Türk işgali nedeniyle bölgede yaşayan herkesin zarar gördüğüne dikkat çeken Gabriel, şöyle devam etti: “Saldırılar nedeniyle halk çok zarar gördü. Bazı arkadaşlarımız şehit düştü. QSD ateşkes anlaşması çerçevesinde hareket ederken, işgalciler tarafından duruma ilişkin ciddi bir adım atılmadı. Özellikle Til Temir’de bulunan ve Süryani güçlerinin kontrolünde bulunan köylere dönük saldırılar büyük tehlikeler oluşturuyor. Türk devleti ve çeteleri bölgede olduğu sürece kimse topraklarına, evine geri dönemez. Bütün halk bileşenleri kafir olarak hesaplanıyor. Kimsenin geri dönmesi söz konusu bile değil."

‘DEVAM EDEN SALDIRILAR BÜYÜK TEHLİKE OLUŞTURUYOR’

Uluslararası güçlerin bölge üzerinde planlar yaptığına işaret eden Gabriel, “ABD ve rejim güçleri tarafından söylenenler konusunda halen ciddi bir sonuç ortaya çıkmadı. Ateşkes halen devreye girmiş değil, her yerde savaş sürüyor” diyerek, şunları da kaydetti:

“Zirgan çevresinde devam eden çatışmalar büyük tehlike oluşturuyor. Bölgede yaşanan şiddetli çatışmalar büyük saldırıların olacağı ihtimalini gün yüzüne çıkartıyor. Bu da bölgeye dönük yeni hava saldırılarının gerçekleşeceğini gösteriyor. Yani halkın zarar göreceği ortaya çıkıyor. Til Temir’de bulunan Süryani köylerine dönük saldırılar da büyük tehlike oluşturuyor.

‘DAHA FAZLA BİRLİK OLUP TOPRAKLARIMIZI KORUMALIYIZ’
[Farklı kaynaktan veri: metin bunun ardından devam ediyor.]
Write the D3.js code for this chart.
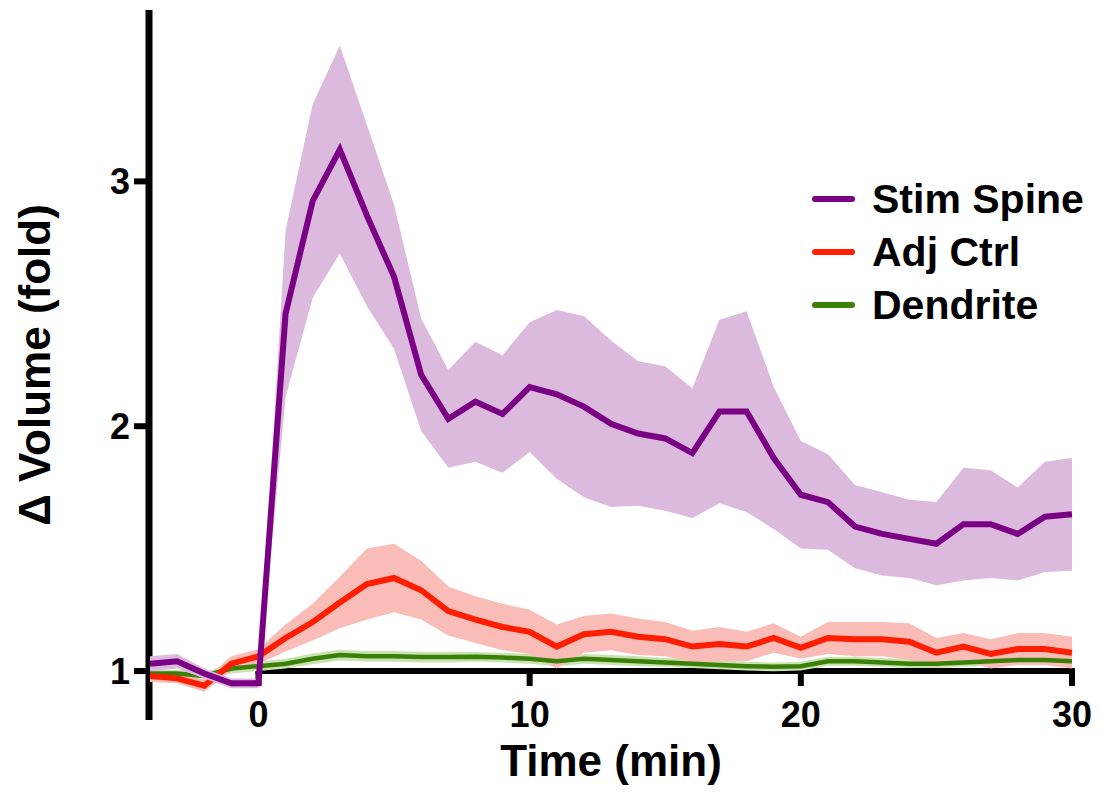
<!DOCTYPE html>
<html>
<head>
<meta charset="utf-8">
<script src="https://cdn.jsdelivr.net/npm/d3@7"></script>
<style>
  html, body { margin: 0; padding: 0; background: #fff; }
  svg text { font-family: "Liberation Sans", Arial, sans-serif; font-weight: bold; fill: #000; }
</style>
</head>
<body>
<svg id="chart" width="1101" height="800"></svg>
<script>
// time points (min), -4 .. 30
const times = d3.range(-4, 31);

// Stim Spine: mean and SEM
const stimMean = [1.03, 1.04, 0.99, 0.95, 0.95,
  2.46, 2.92, 3.13, 2.86, 2.61, 2.21, 2.03, 2.10, 2.05, 2.16,
  2.13, 2.08, 2.01, 1.97, 1.95, 1.89, 2.06, 2.06, 1.87, 1.72,
  1.69, 1.59, 1.56, 1.54, 1.52, 1.60, 1.60, 1.56, 1.63, 1.64];
const stimSem = [0.03, 0.03, 0.02, 0.02, 0.02,
  0.34, 0.395, 0.425, 0.37, 0.295, 0.23, 0.20, 0.245, 0.24, 0.265,
  0.345, 0.37, 0.34, 0.295, 0.295, 0.265, 0.375, 0.41, 0.29, 0.22,
  0.195, 0.17, 0.17, 0.16, 0.17, 0.23, 0.22, 0.19, 0.225, 0.23];

// Adj Ctrl
const adjMean = [0.98, 0.97, 0.94, 1.03, 1.06,
  1.135, 1.20, 1.28, 1.355, 1.38, 1.33, 1.245, 1.21, 1.18, 1.16,
  1.10, 1.15, 1.16, 1.14, 1.13, 1.10, 1.11, 1.10, 1.135, 1.095,
  1.135, 1.13, 1.13, 1.12, 1.075, 1.10, 1.07, 1.09, 1.09, 1.075];
const adjSem = [0.025, 0.02, 0.025, 0.03, 0.03,
  0.055, 0.075, 0.105, 0.145, 0.14, 0.12, 0.10, 0.095, 0.095, 0.09,
  0.09, 0.075, 0.075, 0.075, 0.07, 0.065, 0.07, 0.06, 0.06, 0.045,
  0.065, 0.07, 0.07, 0.075, 0.06, 0.055, 0.06, 0.065, 0.065, 0.065];

// Dendrite
const dendMean = [0.99, 0.99, 0.98, 1.01, 1.02,
  1.03, 1.05, 1.065, 1.06, 1.06, 1.057, 1.057, 1.058, 1.055, 1.05,
  1.04, 1.05, 1.045, 1.04, 1.035, 1.03, 1.025, 1.02, 1.017, 1.02,
  1.04, 1.04, 1.035, 1.03, 1.03, 1.035, 1.04, 1.045, 1.045, 1.04];
const dendSem = [0.015, 0.015, 0.015, 0.02, 0.02,
  0.02, 0.022, 0.022, 0.022, 0.022, 0.022, 0.022, 0.02, 0.02, 0.02,
  0.02, 0.02, 0.02, 0.02, 0.018, 0.018, 0.018, 0.018, 0.018, 0.018,
  0.018, 0.018, 0.018, 0.018, 0.018, 0.018, 0.018, 0.018, 0.018, 0.018];

const xTicks = [0, 10, 20, 30];
const yTicks = [1, 2, 3];

const SERIES = {
  dend: { name: 'Dendrite',   mean: dendMean, sem: dendSem, line: '#3a7f08', band: '#c9e2b2', lw: 4.5 },
  adj:  { name: 'Adj Ctrl',   mean: adjMean,  sem: adjSem,  line: '#ff1e00', band: '#fabcb7', lw: 6 },
  stim: { name: 'Stim Spine', mean: stimMean, sem: stimSem, line: '#7a0084', band: '#dbbade', lw: 6 },
};
// layering: green band, red band, green line, red line, purple band, purple line
const ORDER = [['dend', 'band'], ['adj', 'band'], ['dend', 'line'], ['adj', 'line'], ['stim', 'band'], ['stim', 'line']];
const LEGEND = ['stim', 'adj', 'dend'];

const svg = d3.select('#chart');
const x = d3.scaleLinear().domain([-4, 30]).range([150, 1072]);
const y = d3.scaleLinear().domain([0.8, 3.7]).range([720, 10]);

// axes (data is drawn over them)
const gAx = svg.append('g');
gAx.append('line').attr('x1', 149).attr('x2', 149).attr('y1', y(3.7)).attr('y2', y(0.8))
  .attr('stroke', '#000').attr('stroke-width', 7);
gAx.append('line').attr('x1', x(0) - 3).attr('x2', x(30) + 3).attr('y1', y(1)).attr('y2', y(1))
  .attr('stroke', '#000').attr('stroke-width', 6);

yTicks.forEach(v => {
  gAx.append('line').attr('x1', 134).attr('x2', 149).attr('y1', y(v)).attr('y2', y(v))
    .attr('stroke', '#000').attr('stroke-width', 6);
  gAx.append('text').attr('x', 130).attr('y', y(v)).attr('dy', '0.35em')
    .attr('text-anchor', 'end').attr('font-size', 36).text(v);
});
xTicks.forEach(v => {
  gAx.append('line').attr('x1', x(v)).attr('x2', x(v)).attr('y1', y(1)).attr('y2', y(1) + 15)
    .attr('stroke', '#000').attr('stroke-width', 6);
  gAx.append('text').attr('x', x(v)).attr('y', 727)
    .attr('text-anchor', 'middle').attr('font-size', 36).text(v);
});

svg.append('text').attr('x', 611).attr('y', 776).attr('text-anchor', 'middle')
  .attr('font-size', 44).text('Time (min)');
svg.append('text').attr('transform', 'translate(50,365) rotate(-90)').attr('text-anchor', 'middle')
  .attr('font-size', 44).text('Δ Volume (fold)');

// bands + lines
const area = d3.area().x((d, i) => x(times[i])).y0(d => y(d[0] - d[1])).y1(d => y(d[0] + d[1]));
const line = d3.line().x((d, i) => x(times[i])).y(d => y(d));

ORDER.forEach(([key, kind]) => {
  const s = SERIES[key];
  if (kind === 'band') {
    const pts = s.mean.map((m, i) => [m, s.sem[i]]);
    svg.append('path').attr('d', area(pts)).attr('fill', s.band);
  } else {
    svg.append('path').attr('d', line(s.mean)).attr('fill', 'none')
      .attr('stroke', s.line).attr('stroke-width', s.lw).attr('stroke-linejoin', 'miter');
  }
});

// legend
const lg = svg.append('g');
LEGEND.forEach((key, i) => {
  const s = SERIES[key];
  const ly = 199 + i * 53;
  lg.append('line').attr('x1', 815).attr('x2', 852).attr('y1', ly).attr('y2', ly)
    .attr('stroke', s.line).attr('stroke-width', 6).attr('stroke-linecap', 'round');
  lg.append('text').attr('x', 872).attr('y', ly).attr('dy', '0.35em')
    .attr('font-size', 41).text(s.name);
});
</script>
</body>
</html>
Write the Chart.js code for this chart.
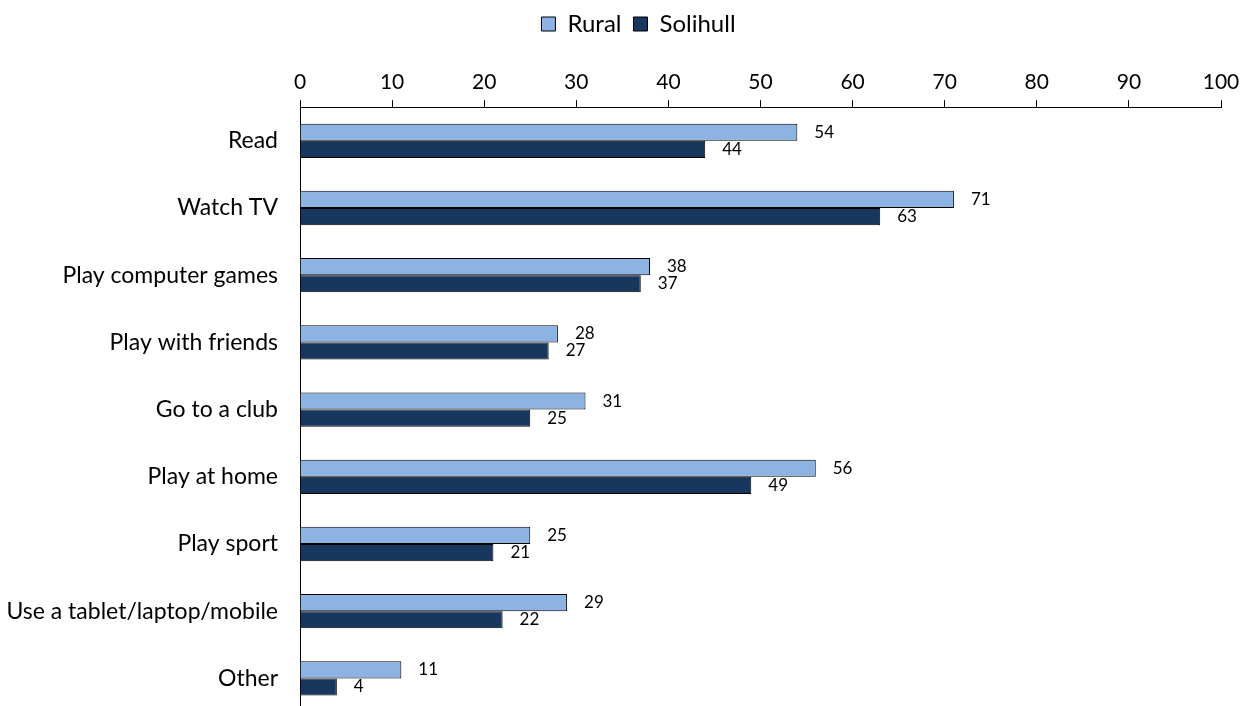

Osmanlı hayalleriyle yaşayan Türk devletine karşı, Süryani, Asuri ve Ermeni halkları olarak bir olacağız ve topraklarımızı koruyacağız. Bu bize düşen önemli bir görev. Saldırılara karşı daha fazla birlik olmalıyız. Yıllardır sürdürdüğümüz birliğimizi korumalıyız. Saldırılar bölgede yaşayan tüm halk bileşenlerini hedef alıyor. Haklarımızın tanınması ve saldırıların karşısında güçlü durabilmek için birlik olmalıyız. Saldırılar dil, kültür, tarih ve yaşam gibi her alanda halka büyük zarar veriyor. Bunları korumak bizim görevimiz. Bölgede yaşayan tüm halk bileşenleriyle daha fazla birlik olup işgal saldırılarına karşı koyan QSD’yi desteklemeliyiz. QSD çatısı altında tek parça olmalıyız.”